Cut the tomatoes into quarters and deseed them. Peel and dice an onion and finely chop the garlic cloves.
Chop the cilantro and the pickled jalapeños. Add this all to a bowl and mix together. Also add the lime juice and a pinch of salt and pepper. Set this aside in the fridge until ready to use.

2
Done

Avocado cream sauce

Put all of the ingredients for the avocado cream sauce into a blender and blitz until you get a smooth sauce! This sauce is also nice to just add to a burrito or just for dipping chips.

3
Done

Preparations for the 'meat' topping and other preparations

Pre-heat the oven to 220°C/430°F
Peel and dice an onion, peel and chop the garlic.
You can use storebought taco seasoning, but I used my homemade one! You can click here for the recipe.
Line a baking sheet with some baking paper (or aluminium foil and some oil).
Drain and rinse the kidney beans and corn. Set aside for later.

4
Done

'Meat' topping

Heat up a pan over medium high heat and add a bit of oil.
Sauté the onion and garlic for a few minutes or until the onion is translucent. Then add in the vegan mince and mix together. Then add the taco seasoning and sauté for a minute or 2.
Then add in the refried beans. Mix until incorporated, you may need to add a few splashes of water until you get sort of a smooth consistency.

5
Done

Assembling the nachos

Spread out a layer of tortilla chips on the baking sheet.
Add a few scoops of the 'meat' topping to each of the chip.

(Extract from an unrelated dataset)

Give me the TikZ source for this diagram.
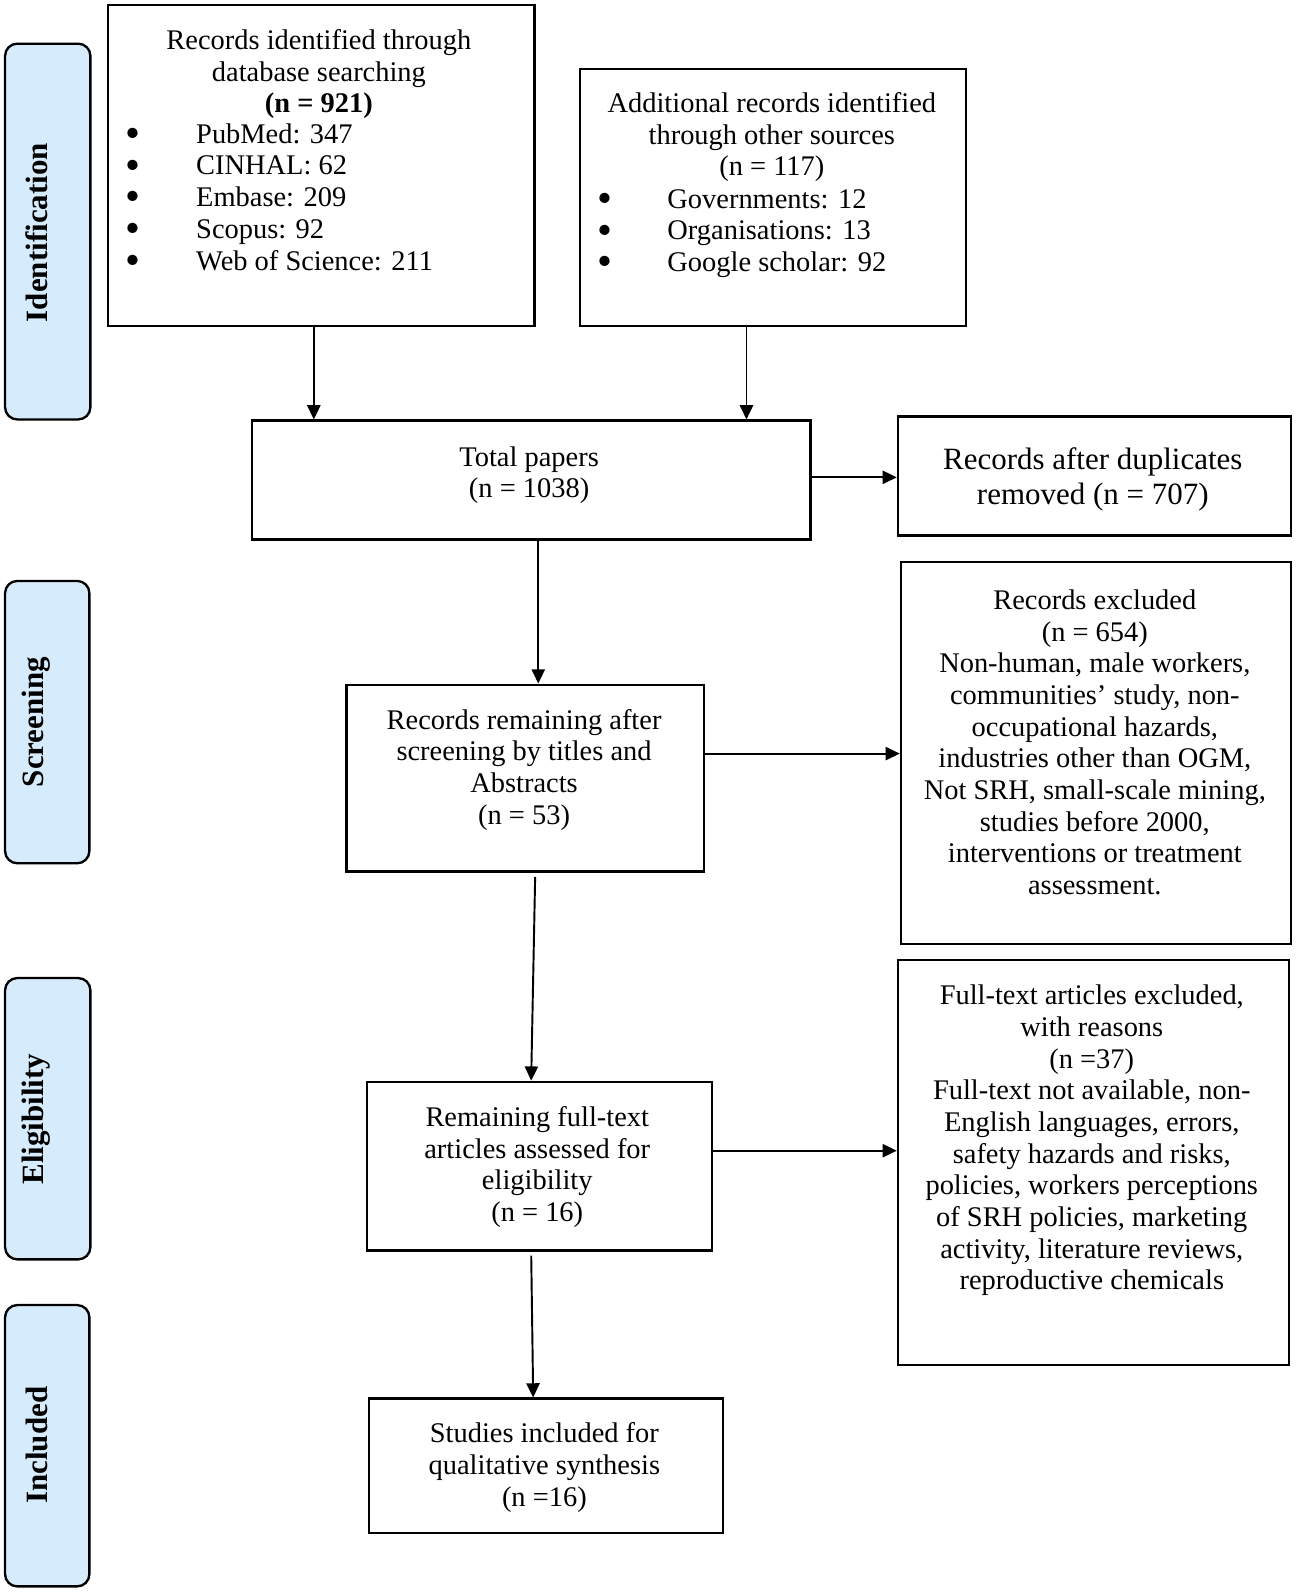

Then sprinkle on some beans and corn, and then some of the vegan cheese.
Repeat again, starting with the tortilla chips.
End with a generous sprinkling of the vegan cheese and add a few slices of pickled jalapeno on top.

6
Done

Baking

Bake for 15 minutes, or until the vegan cheese has melted nicely.
Either serve the vegan sour cream, pico de gallo, and the avocado cream sauce on the side (nachos will stay crispier), or on top of the nachos (visually pleasing).

7
Done

Recipe notes

1. My biggest tip for the tortilla chips is, use ones that are sturdy! I didn't, and all the toppings made the chips go a bit soggy. It was still tasty, but it's way nicer to be able to scoop the nachos haha.
2. If it is available to you, use a block of vegan cheese which you can grate yourself! The grated vegan cheeses from the bags are usually coated with corn starch which keeps them from clumping together in the bag. Which usually means that the cheese doesn't melt properly. I really like the Violife blocks of vegan mozarella and cheddar!